Hey, FDA!—Responsible government includes quick access to public information
I have to admit to being upset at the U.S. Food and Drug Administration.

After four years with WC&P, I’d have thought it would be easier to track down information the agency oversees related to bottled water, particularly on its website. The item is among those regulated by the FDA under the Office of Plant and Dairy Foods and Beverages headed by Terry Troxell, Ph.D.

But forget about calling. Forget about using the Internet. This is one agency that will spin you into a bureaucratic void upon first contact. Whether that’s true about topics other than bottled water, who knows? However, a recent website scan reveals researching bottled water rules online here requires investing at least an hour of reviewing obtuse, useless documents. And then you’re likely to give up frustrated, before finding anything of merit.

It seems as if all 1999 documents (and many 2000 ones) you do run across refer to issues last determined in 1998. To get the meat of the most current one—”Bottled Water Feasibility Study”—you have to go to the February 2000 Federal Register to find out its simply a labeling issue. When I called to try and reach Dr. Troxell, a recording told me: “This destination is not accepting messages because the mailbox is full.” Duh?

If this were just an isolated incident, I might dismiss it. However, it’s happened every time I’ve tried to get information from the FDA. The running joke at an American Water Works Association convention this summer was the agency had three-fifths of a person assigned to cover bottled water—and you get extra points if you can track that person down.

In these days of the TV media “exposé” (using the term loosely) and litigious activist groups, such poor access to information could prove disastrous to any industry that depends on consumer confidence, such as bottled water. Think about the Natural Resources Defense Council bottled water report last year or Los Angeles County water vending study the year before.

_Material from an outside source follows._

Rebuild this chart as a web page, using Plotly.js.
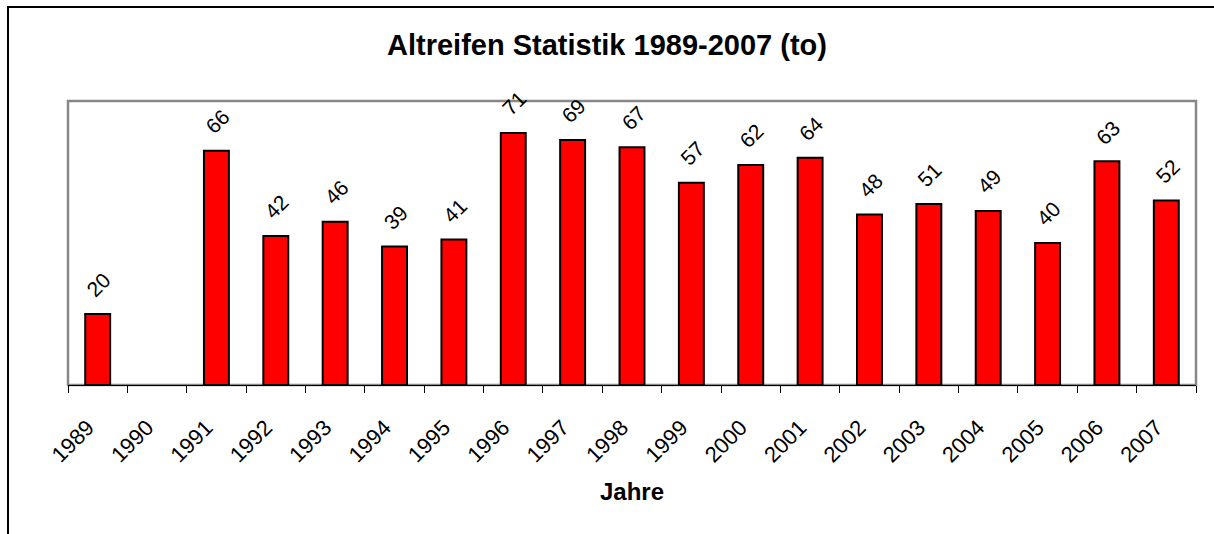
<!DOCTYPE html>
<html>
<head>
<meta charset="utf-8">
<script src="https://cdn.plot.ly/plotly-3.0.1.min.js"></script>
<style>
html,body{margin:0;padding:0;background:#fff;}
#chart{width:1214px;height:534px;}
</style>
</head>
<body>
<div id="chart"></div>
<script>
const years = ["1989","1990","1991","1992","1993","1994","1995","1996","1997","1998","1999","2000","2001","2002","2003","2004","2005","2006","2007"];
const tonnes = [20, null, 66, 42, 46, 39, 41, 71, 69, 67, 57, 62, 64, 48, 51, 49, 40, 63, 52];
const titleText = "Altreifen Statistik 1989-2007 (to)";
const xTitle = "Jahre";

const FONT = "Arial, 'Liberation Sans', sans-serif";

const trace = {
  type: "bar",
  x: years,
  y: tonnes,
  marker: {color: "#ff0000", line: {color: "#000", width: 2}},
  hoverinfo: "x+y"
};

const valueLabels = [];
years.forEach((yr, i) => {
  if (tonnes[i] === null) return;
  valueLabels.push({
    x: i, y: tonnes[i], xref: "x", yref: "y",
    text: String(tonnes[i]), showarrow: false,
    textangle: -45, xanchor: "center", yanchor: "bottom",
    xshift: 1, yshift: 10,
    font: {family: FONT, size: 21, color: "#000"}
  });
});

const L = 68, R = 18, T = 101, B = 149;
const pw = 1214 - L - R, ph = 534 - T - B;

const layout = {
  width: 1214, height: 534,
  margin: {l: L, r: R, t: T, b: B, pad: 0},
  paper_bgcolor: "#fff",
  plot_bgcolor: "#fff",
  showlegend: false,
  bargap: 0.58,
  font: {family: FONT, color: "#000"},
  title: {text: "<b>" + titleText + "</b>", font: {family: FONT, size: 29, color: "#000"},
          x: 0.5, xanchor: "center", y: 1 - 45/534, yanchor: "middle"},
  xaxis: {
    type: "category",
    range: [-0.5, years.length - 0.5],
    autorange: false,
    tickangle: -45,
    tickfont: {family: FONT, size: 22, color: "#000"},
    ticks: "outside", ticklen: 7, tickcolor: "#000", tickwidth: 1,
    tickson: "boundaries",
    ticklabelstandoff: 20,
    ticklabelshift: -10,
    showline: true, linecolor: "#000", linewidth: 1,
    showgrid: false, zeroline: false,
    title: {text: "<b>" + xTitle + "</b>", font: {family: FONT, size: 24, color: "#000"}, standoff: 16},
    automargin: false
  },
  yaxis: {
    range: [0, 80],
    autorange: false,
    showticklabels: false, ticks: "", showgrid: false, zeroline: false, showline: false,
    automargin: false
  },
  annotations: valueLabels,
  shapes: [
    {type: "rect", xref: "paper", yref: "paper", x0: 0, x1: 1, y0: 0, y1: 1,
     line: {color: "#888", width: 2.5}, layer: "below"},
    {type: "rect", xref: "paper", yref: "paper",
     x0: (8 - L) / pw, x1: (1240 - L) / pw, y0: -(600 - (534 - B)) / ph, y1: 1 + (T - 7) / ph,
     line: {color: "#000", width: 2}, layer: "below"}
  ]
};

Plotly.newPlot("chart", [trace], layout, {displayModeBar: false, staticPlot: true});
</script>
</body>
</html>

If bottled water wants to be taken seriously when it claims to be the most regulated beverage or more highly regulated than tap water, it needs to have an oversight agency that’s more responsive and interactive to public needs. That isn’t the case here. For that reason, WC&P feels the FDA needs to do the following things to build up public confidence in it as a valued expenditure of tax dollars:

  • Establish a beverages division. With the wide and varied types of beverages on the market today from super caffeinated sodas to new age drinks and oxygenated water, it seems only natural this be given its own area of concentration independent of eggs and cheese.
  • Establish a hotline telephone number. This, like the USEPA’s Safe Drinking Water Hotline, would be to tell callers where to find information or give it to them directly. It also would serve as a good tool to register and offer quick response to possible foodborne/beverage contaminant outbreaks that put public health at risk.
  • Revamp its website. A government website should allow a person to track an issue to the appropriate department, division or office with easy navigational tools and clear lines of direction for the viewer. Again, take a lesson from the USEPA. Its website is relatively simple to use to find information fast and expediently. Such a site also would prove a good resource to promote uniformity among related state agencies, whose rules and enforcement for bottled water vary widely.

This isn’t to mention the dearth of action on the part of the FDA in providing bottlers additional reporting guidance on nine contaminants last ruled on in May 1998. The many people earning their living from bottled water and their customers deserve more from the federal government than delays. Otherwise bottled water should be assigned to another agency more in tune with its needs.